Unlike wedding anniversaries, the materials utilised for Christmas celebrations year on year never seem to change – plastic and chocolate. Yes, it’s time for the annual blowout; to forget the problems of the world by creating more of them. Perhaps you’re thinking this is the year I finally surrender all my worldly goods and wander the country barefoot preaching abstinence? You’re misremembering – that’s next year. Instead, grim-faced and guilt-ridden, I take my shopping to the self-service checkout seeking a quick getaway. What I get is the disembodied voice of an imposter.

‘Ho, ho, ho – unauthorised item in the bagging area!’

A schoolboy error. Rucksacks trigger alarm bells, or worse – robotic jollity.
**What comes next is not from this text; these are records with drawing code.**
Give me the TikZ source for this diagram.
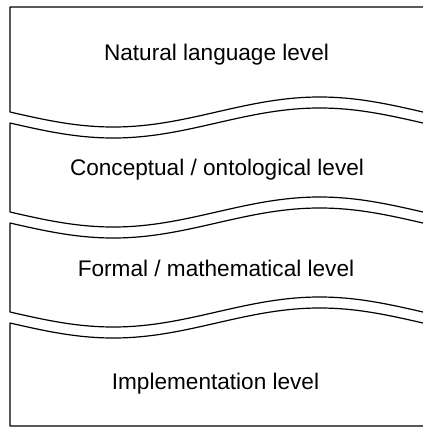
\documentclass[tikz,border=0pt]{standalone}
\usepackage{fontspec}
\setmainfont{Liberation Sans}
\begin{document}
\begin{tikzpicture}[x=1bp,y=-1bp,
  edge/.style={line width=1.2bp, black, line join=round},
  leveltext/.style={anchor=base, inner sep=0pt, font=\fontsize{22.6bp}{27bp}\selectfont},
  declare function={wave(\t)=15*sin(0.871671*(\t-10));}]
\useasboundingbox[fill=white] (0,0) rectangle (423,429);

% top band
\draw[edge] (423,7) -- (10,7) -- (10,112)
  -- plot[domain=10:423,samples=90,smooth] (\x,{112+wave(\x)});
% second band
\draw[edge] plot[domain=423:10,samples=90,smooth] (\x,{123+wave(\x)})
  -- (10,212) -- plot[domain=10:423,samples=90,smooth] (\x,{212+wave(\x)});
% third band
\draw[edge] plot[domain=423:10,samples=90,smooth] (\x,{223+wave(\x)})
  -- (10,312) -- plot[domain=10:423,samples=90,smooth] (\x,{312+wave(\x)});
% bottom band
\draw[edge] plot[domain=423:10,samples=90,smooth] (\x,{323+wave(\x)})
  -- (10,426) -- (423,426);

\node[leveltext] (natural) at (216.5,60) {Natural language level};
\node[leveltext] (conceptual) at (217,175) {Conceptual / ontological level};
\node[leveltext] (formal) at (216,276) {Formal / mathematical level};
\node[leveltext] (implementation) at (215.5,389) {Implementation level};
\end{tikzpicture}
\end{document}
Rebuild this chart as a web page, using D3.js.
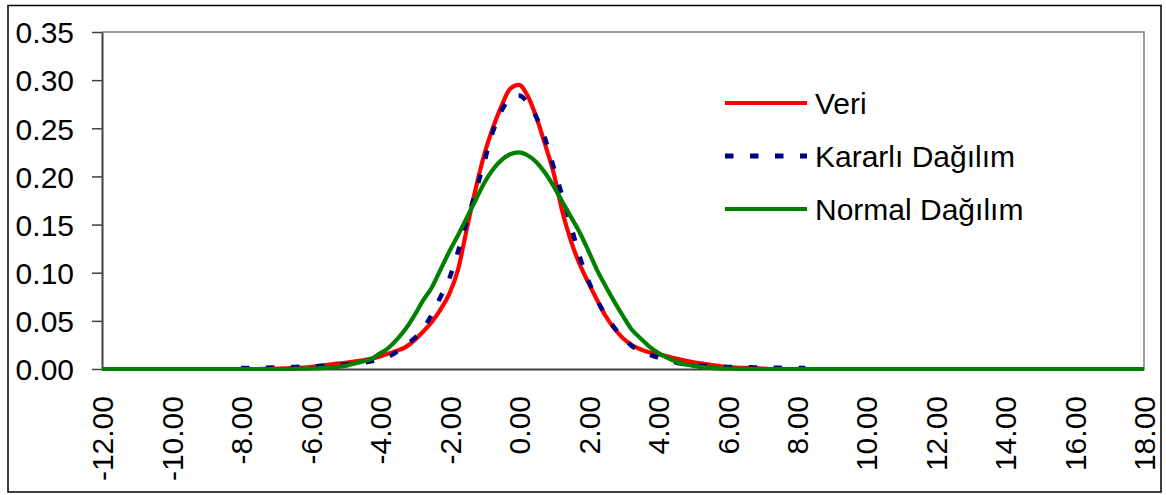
<!DOCTYPE html>
<html>
<head>
<meta charset="utf-8">
<script src="https://cdn.jsdelivr.net/npm/d3@7"></script>
<style>
  body { margin: 0; background: #fff; }
  svg { display: block; font-family: "Liberation Sans", Arial, sans-serif; }
</style>
</head>
<body>
<svg id="chart" width="1166" height="495"></svg>
<script>
// x grid
const xs = [-12,
  -8, -7.75, -7.5, -7.25, -7, -6.75, -6.5, -6.25, -6, -5.75, -5.5, -5.25, -5, -4.75, -4.5, -4.25,
  -4, -3.75, -3.5, -3.25, -3, -2.75, -2.5, -2.25, -2, -1.75, -1.5, -1.25, -1, -0.75, -0.5, -0.25,
  0, 0.25, 0.5, 0.75, 1, 1.25, 1.5, 1.75, 2, 2.25, 2.5, 2.75, 3, 3.25, 3.5, 3.75,
  4, 4.25, 4.5, 4.75, 5, 5.25, 5.5, 5.75, 6, 6.25, 6.5, 6.75, 7, 7.25, 7.5, 7.75, 8, 8.25,
  18];

const veri = [0,
  0, 0, 0, 0.0002, 0.0004, 0.0006, 0.001, 0.0014, 0.002, 0.0032, 0.0042, 0.0055, 0.0065, 0.0078, 0.009, 0.0105,
  0.013, 0.016, 0.019, 0.023, 0.03, 0.039, 0.049, 0.062, 0.078, 0.103, 0.145, 0.186, 0.222, 0.25, 0.273, 0.291,
  0.295, 0.284, 0.262, 0.234, 0.204, 0.164, 0.133, 0.109, 0.09, 0.072, 0.055, 0.042, 0.032, 0.025, 0.0205, 0.0175,
  0.0155, 0.0135, 0.011, 0.009, 0.0072, 0.0058, 0.0045, 0.0032, 0.002, 0.0015, 0.0012, 0.001, 0.0005, 0, 0, 0, 0, 0,
  0];

const kararli = [null,
  0.001, 0.001, 0.0012, 0.0014, 0.0016, 0.0018, 0.002, 0.0023, 0.0026, 0.003, 0.0035, 0.004, 0.0048, 0.0055, 0.0065, 0.008,
  0.01, 0.013, 0.018, 0.025, 0.032, 0.042, 0.057, 0.075, 0.094, 0.122, 0.153, 0.183, 0.214, 0.246, 0.268, 0.281,
  0.284, 0.277, 0.262, 0.24, 0.21, 0.18, 0.149, 0.117, 0.092, 0.072, 0.056, 0.043, 0.033, 0.024, 0.019, 0.015,
  0.012, 0.009, 0.007, 0.005, 0.004, 0.0035, 0.003, 0.0026, 0.0022, 0.002, 0.0018, 0.0016, 0.0014, 0.0013, 0.0012, 0.0011, 0.001, 0.001,
  null];

const normal = [0,
  0, 0, 0, 0, 0, 0, 0.0001, 0.0003, 0.0005, 0.0008, 0.0014, 0.002, 0.0032, 0.0055, 0.0078, 0.0105,
  0.016, 0.022, 0.031, 0.042, 0.056, 0.0715, 0.085, 0.1035, 0.122, 0.139, 0.157, 0.175, 0.193, 0.207, 0.217, 0.223,
  0.225, 0.222, 0.215, 0.204, 0.19, 0.174, 0.158, 0.142, 0.123, 0.103, 0.086, 0.07, 0.055, 0.041, 0.032, 0.0235,
  0.017, 0.012, 0.008, 0.005, 0.0035, 0.002, 0.0012, 0.0007, 0.0004, 0.0002, 0.0001, 0, 0, 0, 0, 0, 0, 0,
  0];

const xTicks = [-12, -10, -8, -6, -4, -2, 0, 2, 4, 6, 8, 10, 12, 14, 16, 18];
const yTicks = [0, 0.05, 0.10, 0.15, 0.20, 0.25, 0.30, 0.35];

const seriesNames = ["Veri", "Kararlı Dağılım", "Normal Dağılım"];
const seriesColors = ["#ff0000", "#000080", "#008000"];

const plot = {left: 102, right: 1144, top: 32, bottom: 369};
const fontSize = 30;

const svg = d3.select("#chart");

// outer chart frame
svg.append("rect")
    .attr("x", 8).attr("y", 5.5)
    .attr("width", 1153).attr("height", 486.5)
    .attr("fill", "#fff")
    .attr("stroke", "#000")
    .attr("stroke-width", 1.5);

const x = d3.scaleLinear().domain([-12, 18]).range([plot.left, plot.right]);
const y = d3.scaleLinear().domain([0, 0.35]).range([plot.bottom, plot.top]);

// plot area border (top/right grey)
svg.append("path")
    .attr("d", `M${plot.left},${plot.top}H${plot.right}V${plot.bottom}`)
    .attr("fill", "none")
    .attr("stroke", "#808080")
    .attr("stroke-width", 1.5);

// y axis
const yAxis = svg.append("g")
    .attr("transform", `translate(${plot.left},0)`)
    .call(d3.axisLeft(y).tickValues(yTicks).tickFormat(d3.format(".2f")).tickSize(10).tickPadding(18).tickSizeOuter(0));
yAxis.select(".domain").attr("stroke", "#404040").attr("stroke-width", 2);
yAxis.selectAll(".tick line").attr("stroke", "#404040").attr("stroke-width", 1.5);
yAxis.selectAll(".tick text")
    .attr("font-size", fontSize)
    .attr("font-family", "Liberation Sans, Arial, sans-serif")
    .attr("fill", "#000")
    .attr("dy", "0.36em");

// x axis
const xAxis = svg.append("g")
    .attr("transform", `translate(0,${plot.bottom})`)
    .call(d3.axisBottom(x).tickValues(xTicks).tickSize(0).tickSizeOuter(0));
xAxis.select(".domain").attr("stroke", "#404040").attr("stroke-width", 2);
xAxis.selectAll(".tick text")
    .attr("font-size", fontSize)
    .attr("font-family", "Liberation Sans, Arial, sans-serif")
    .attr("fill", "#000")
    .attr("text-anchor", "end")
    .attr("transform", "rotate(-90)")
    .attr("x", -27)
    .attr("y", 0)
    .attr("dy", "0.36em")
    .text(d => d3.format(".2f")(d).replace("−", "-"));

// series
const line = d3.line()
    .defined(d => d[1] !== null)
    .x(d => x(d[0]))
    .y(d => y(d[1]))
    .curve(d3.curveMonotoneX);

const series = [veri, kararli, normal];
const dashes = [null, "8.5 16.5", null];

series.forEach((vals, i) => {
    svg.append("path")
        .datum(xs.map((xv, j) => [xv, vals[j]]))
        .attr("d", line)
        .attr("fill", "none")
        .attr("stroke", seriesColors[i])
        .attr("stroke-width", i === 1 ? 4.5 : 4.2)
        .attr("stroke-dasharray", dashes[i])
        .attr("stroke-linejoin", "round");
});

// legend
const legendY = [103, 156, 209];
const legend = svg.append("g");
seriesNames.forEach((name, i) => {
    legend.append("line")
        .attr("x1", 725).attr("x2", 807)
        .attr("y1", legendY[i]).attr("y2", legendY[i])
        .attr("stroke", seriesColors[i])
        .attr("stroke-width", i === 1 ? 5 : 4)
        .attr("stroke-dasharray", dashes[i]);
    legend.append("text")
        .attr("x", 815)
        .attr("y", legendY[i])
        .attr("dy", "0.36em")
        .attr("font-size", fontSize)
        .attr("fill", "#000")
        .text(name);
});
</script>
</body>
</html>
Because it seems Santa is moonlighting in place of the standard mechanical orator we all know and love. Perusing the clogged aisles, it’s clear we’ll be waiting a while. I’m content to wait in silence. The same can’t be said for Santa.

‘I think I’ll have a mince pie while we’re waiting – yum, yum!’

You have to be kidding. Not only is Santa insulting my intelligence with this little charade, but the bastard fails to offer me one. I tell him what he can do with his mince pie, under my breath, then thank the woman who comes to help before resuming scanning.

‘Ho, ho, ho – product requires age verification!’

Another schoolboy error (Santa can’t tell if I’m over 18, apparently, nor whether I’ve been a good boy – the cigarette papers suggest not).

‘I think I’ll have a mince pie while we’re waiting – yum, yum!’

This time I fail to keep my voice down when replying to Santa, allowing him to enjoy the moral victory his pompous tone suggests was never in doubt.

Heading home I detect the unmistakable scent of effluent in the moistening air – either from Santa’s passage or the drains; or perhaps the river or canal. I’ve nothing against Lancaster. I wouldn’t want to live anywhere else in the UK. But the city’s appeal isn’t ever likely to run up and smack you in the face, like the smell of faecal matter. On plenty of days the most inspiring thing about wandering its streets is witnessing the unfussy goodness in ordinary, uncelebrated members of the public; people despised by the current government and scorned by the tabloids.

Because, despite getting my knickers in a twist in Poundland, and beginning a beef with Santa that could end badly (he has some powerful friends in the media), I couldn’t help noticing a couple of elderly people assisting a group with learning difficulties, some in wheelchairs, with their Christmas shopping. Details like these are my personal source of Christmas cheer. Long life to them. Up yours Santa.